Challenge some seemingly dubious strategy and you’re likely to get this sort of response: “Yeah, I know, but it works….”
Of course we send a lot of email, but every time we increase the frequency we see higher marginal sales.
I know charging for internet access seems crazy, but have you seen the growth in our ancillary revenue?
Raising late fees seems annoying, but our “other income” line is our biggest growth area.
Sure “enhanced interrogation techniques” don’t seem right, but just look at all the actionable intelligence we’ve gained.
Often times the problem with the “but it works” answer is that it’s defined from a single, short-term point of view.
The person charged with email campaign effectiveness doesn’t notice that Net Promoter Scores are declining and opt-out rates are increasing among critically important customer segments.
The manager tasked with growing revenue per room, isn’t the same one paying attention to repeat booking rates.
The VP charged with driving credit card fee income isn’t responsible for customer retention and cardholder satisfaction.

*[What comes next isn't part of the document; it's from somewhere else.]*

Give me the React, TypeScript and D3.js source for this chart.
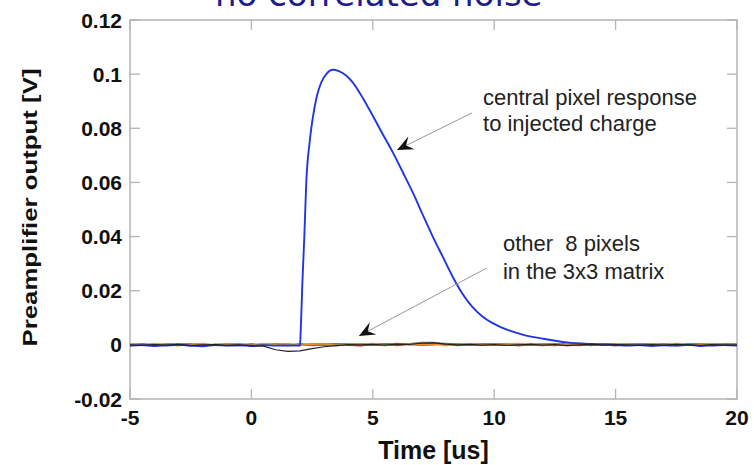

Those with the singular purpose of stopping the next terrorist attack can’t fathom the broad-ranging impact of trashing our values and many other unintended consequences.
If you’re going to default to the “but it works” defense, it’s important to define your terms and take a holistic view. Plenty of things appear effective when seen from a single perspective.
And just because it’s effective doesn’t make it right.